> _What to do_
A verbatim copy of the records is required, with all pictures left out.

□ □ □ □ □

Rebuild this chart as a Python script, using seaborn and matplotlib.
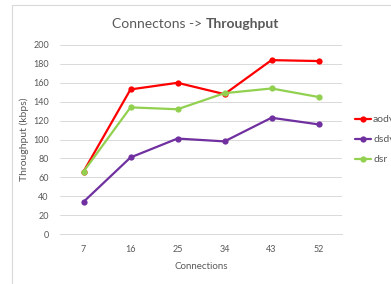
from matplotlib import pyplot as plt
from matplotlib.patches import Rectangle
import seaborn as sns
import pandas as pd
import numpy as np

connections = ["7", "16", "25", "34", "43", "52"]
aodv = [66, 153, 160, 148, 184, 183]
dsdv = [34, 81, 101, 98, 123, 116]
dsr = [66, 134, 132, 149, 154, 145]

series_names = ["aodv", "dsdv", "dsr"]
cores = {"aodv": "#ff0000", "dsdv": "#7030a0", "dsr": "#92d050"}

dados = pd.DataFrame({
    "Connections": connections * 3,
    "Throughput": aodv + dsdv + dsr,
    "serie": np.repeat(series_names, len(connections))
})

sns.set_style("white")
plt.rcParams["font.family"] = ["Lato", "DejaVu Sans"]
texto = "#595959"

figure = plt.figure(figsize = (3.91, 2.84), dpi = 100)
axis = figure.add_axes([60 / 391, 1 - 234 / 284, 282 / 391, 189 / 284])

sns.lineplot(
    data = dados,
    x = "Connections",
    y = "Throughput",
    hue = "serie",
    palette = cores,
    marker = "o",
    markersize = 4.5,
    markeredgewidth = 0,
    linewidth = 1.6,
    ax = axis,
    legend = False
)

axis.set_xlim(-0.5, 5.5)
axis.set_ylim(0, 200)
axis.set_yticks(np.arange(0, 201, 20))
axis.grid(axis = "y", color = "#d9d9d9", linewidth = 0.7)
axis.set_axisbelow(True)
for lado in ["left", "right", "top"]:
    axis.spines[lado].set_visible(False)
axis.spines["bottom"].set_color("#d9d9d9")
axis.spines["bottom"].set_linewidth(0.7)
axis.tick_params(axis = "both", length = 0, labelsize = 6.5, labelcolor = texto, pad = 8)
axis.set_xlabel("Connections", fontsize = 7, color = texto, labelpad = 6)
axis.set_ylabel("Throughput (kbps)", fontsize = 7.5, color = texto, labelpad = 3)

# titulo com parte em negrito
figure.text(0.525, 0.915, "Connectons -> ", ha = "right", va = "center", fontsize = 10, color = texto)
figure.text(0.525, 0.915, "Throughput", ha = "left", va = "center", fontsize = 10, color = texto, fontweight = "bold")

# legenda cortada na borda direita, como na referencia
for i, nome in enumerate(series_names):
    y = 1 - (119 + i * 20) / 284
    figure.add_artist(plt.Line2D([355 / 391, 371 / 391], [y, y], color = cores[nome], linewidth = 1.6))
    figure.add_artist(plt.Line2D([363 / 391], [y], color = cores[nome], marker = "o", markersize = 4.5, markeredgewidth = 0))
    figure.text(373 / 391, y, nome, ha = "left", va = "center", fontsize = 7.5, color = texto)

figure.add_artist(Rectangle((12 / 391, -0.1), 1.2, 1 - 5 / 284 + 0.1, transform = figure.transFigure,
                            fill = False, edgecolor = "#d9d9d9", linewidth = 0.8))

figure.savefig("out.png", dpi = 100)
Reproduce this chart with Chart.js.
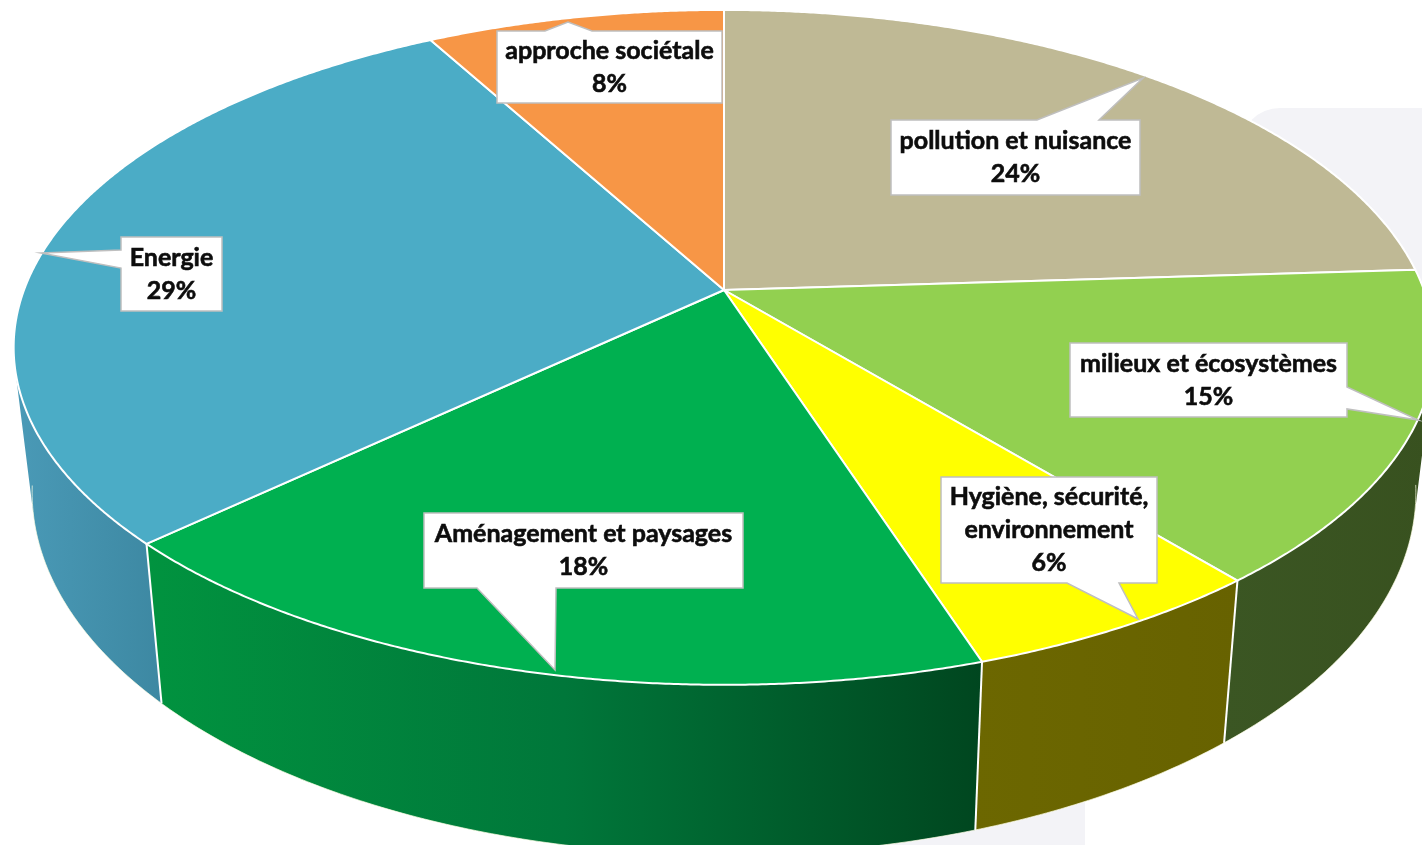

□ □ □ □ □

> _Expected answer_
Rebuild this chart as a Python script, using seaborn and matplotlib.
from matplotlib import pyplot as plt
from matplotlib.patches import Rectangle
import seaborn as sns
import pandas as pd
import numpy as np

connections = ["7", "16", "25", "34", "43", "52"]
aodv = [66, 153, 160, 148, 184, 183]
dsdv = [34, 81, 101, 98, 123, 116]
dsr = [66, 134, 132, 149, 154, 145]

series_names = ["aodv", "dsdv", "dsr"]
cores = {"aodv": "#ff0000", "dsdv": "#7030a0", "dsr": "#92d050"}

dados = pd.DataFrame({
    "Connections": connections * 3,
    "Throughput": aodv + dsdv + dsr,
    "serie": np.repeat(series_names, len(connections))
})

sns.set_style("white")
plt.rcParams["font.family"] = ["Lato", "DejaVu Sans"]
texto = "#595959"

figure = plt.figure(figsize = (3.91, 2.84), dpi = 100)
axis = figure.add_axes([60 / 391, 1 - 234 / 284, 282 / 391, 189 / 284])

sns.lineplot(
    data = dados,
    x = "Connections",
    y = "Throughput",
    hue = "serie",
    palette = cores,
    marker = "o",
    markersize = 4.5,
    markeredgewidth = 0,
    linewidth = 1.6,
    ax = axis,
    legend = False
)

axis.set_xlim(-0.5, 5.5)
axis.set_ylim(0, 200)
axis.set_yticks(np.arange(0, 201, 20))
axis.grid(axis = "y", color = "#d9d9d9", linewidth = 0.7)
axis.set_axisbelow(True)
for lado in ["left", "right", "top"]:
    axis.spines[lado].set_visible(False)
axis.spines["bottom"].set_color("#d9d9d9")
axis.spines["bottom"].set_linewidth(0.7)
axis.tick_params(axis = "both", length = 0, labelsize = 6.5, labelcolor = texto, pad = 8)
axis.set_xlabel("Connections", fontsize = 7, color = texto, labelpad = 6)
axis.set_ylabel("Throughput (kbps)", fontsize = 7.5, color = texto, labelpad = 3)

# titulo com parte em negrito
figure.text(0.525, 0.915, "Connectons -> ", ha = "right", va = "center", fontsize = 10, color = texto)
figure.text(0.525, 0.915, "Throughput", ha = "left", va = "center", fontsize = 10, color = texto, fontweight = "bold")

# legenda cortada na borda direita, como na referencia
for i, nome in enumerate(series_names):
    y = 1 - (119 + i * 20) / 284
    figure.add_artist(plt.Line2D([355 / 391, 371 / 391], [y, y], color = cores[nome], linewidth = 1.6))
    figure.add_artist(plt.Line2D([363 / 391], [y], color = cores[nome], marker = "o", markersize = 4.5, markeredgewidth = 0))
    figure.text(373 / 391, y, nome, ha = "left", va = "center", fontsize = 7.5, color = texto)

figure.add_artist(Rectangle((12 / 391, -0.1), 1.2, 1 - 5 / 284 + 0.1, transform = figure.transFigure,
                            fill = False, edgecolor = "#d9d9d9", linewidth = 0.8))

figure.savefig("out.png", dpi = 100)
Reproduce this chart with Chart.js.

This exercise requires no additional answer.